Yes.
First, since it took me a minute to figure this out myself, let me formalize the difference between your question and $\mathsf{AlmostP}$; it's the order of quantifiers. $\mathsf{AlmostP} := \{L : Pr_R(L \in \mathsf{P}^R) = 1\}$, and the result you allude to is $\forall L\, L \in \mathsf{BPP} \iff Pr_R(L \in \mathsf{P}^R) = 1$. If I've understood correctly, you are asking if $Pr_R(\forall L\, L \in \mathsf{P}^R \cap \mathsf{COMP} \iff L \in \mathsf{BPP}) = Pr_R(\mathsf{P}^R \cap \mathsf{COMP} = \mathsf{BPP}) = 1$.
Consider
$p := 1-Pr_R(\mathsf{P}^R\cap \mathsf{COMP} = \mathsf{BPP}) = Pr_R(\exists L \in \mathsf{P}^R \cap \mathsf{COMP} \backslash \mathsf{BPP})$.
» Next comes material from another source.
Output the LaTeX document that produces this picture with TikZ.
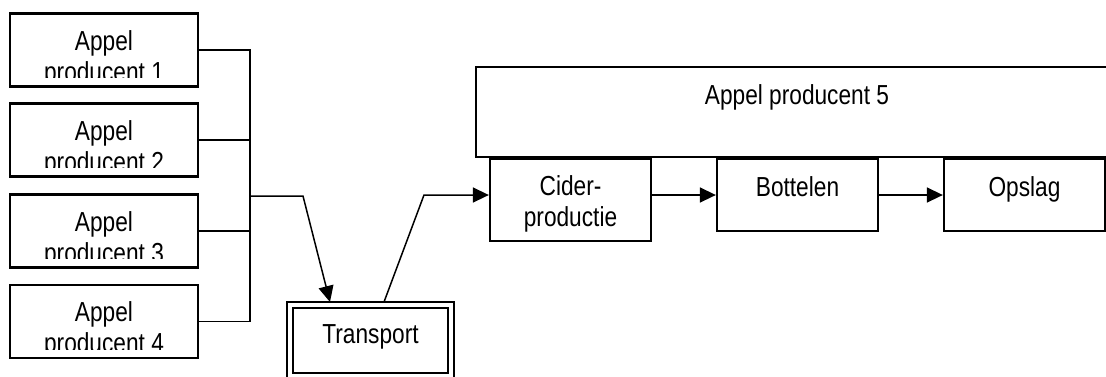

By the union bound, the $p$ is upper-bounded by $\sum_{L \in \mathsf{COMP}} Pr_R(L \in \mathsf{P}^R \backslash \mathsf{BPP})$. (Note that the latter sum is countable.) Now, by the 0-1 law - which applies since all the relevant statements do not change if we change $R$ finitely much - each individual probability in this sum is either 0 or 1. If the answer to your question is no, then $p=1$, so there must be some $L \in \mathsf{COMP}$ such that $Pr_R(L \in \mathsf{P}^R \backslash \mathsf{BPP}) = 1$. But this contradicts the fact that $\mathsf{AlmostP} = \mathsf{BPP}$.
Update Oct 10, 2014: As pointed out in the comment by Emil Jeřábek, the same argument applies to $\mathsf{AM}$ vs. $\mathsf{NP}^R$, since we also know that $\mathsf{AlmostNP} = \mathsf{AM}$.
He also points out that we didn't use anything about $\mathsf{COMP}$ other than that it is a countable class that contains $\mathsf{BPP}$ (resp., $\mathsf{AM}$). So the "interesting conclusion" in the OQ actually applies to any countable class of languages $\mathcal{C}$ that contains $\mathsf{AM}$: if $\mathsf{P} = \mathsf{NP}$, the "only" languages that witness the oracle separation $\mathsf{P}^R \neq \mathsf{NP}^R$ are outside of $\mathcal{C}$. But the latter statement feels somewhat misleading to me (it makes it sound like, for any $L_0$ we could consider $\mathcal{C} = \mathsf{AM} \cup \{L_0\}$, and thereby "show" that no $L_0$ realizes $\mathsf{NP}^R \neq \mathsf{P}^R$, contradicting the well-known theorem). Rather, writing it out symbolically, we've shown:
If $\mathsf{P} = \mathsf{NP}$, then $\forall \text{countable } \mathcal{C} \supseteq \mathsf{AM}\, Pr_R(\mathsf{NP}^R \neq \mathsf{P}^R \text{ and } \mathsf{NP}^R \cap \mathcal{C} = \mathsf{P}^R \cap \mathcal{C}) = 1$.
Note that, crucially, probability 1 is not the same thing as all $R$, and which full-measure set of $R$ satisfy the argument to $Pr_R$ can depend on $\mathcal{C}$. So if we try to alter $\mathcal{C}$ to $\mathcal{C} \cup \{L_0\}$, it at most removes a measure 0 set of $R$ that satisfy this statement.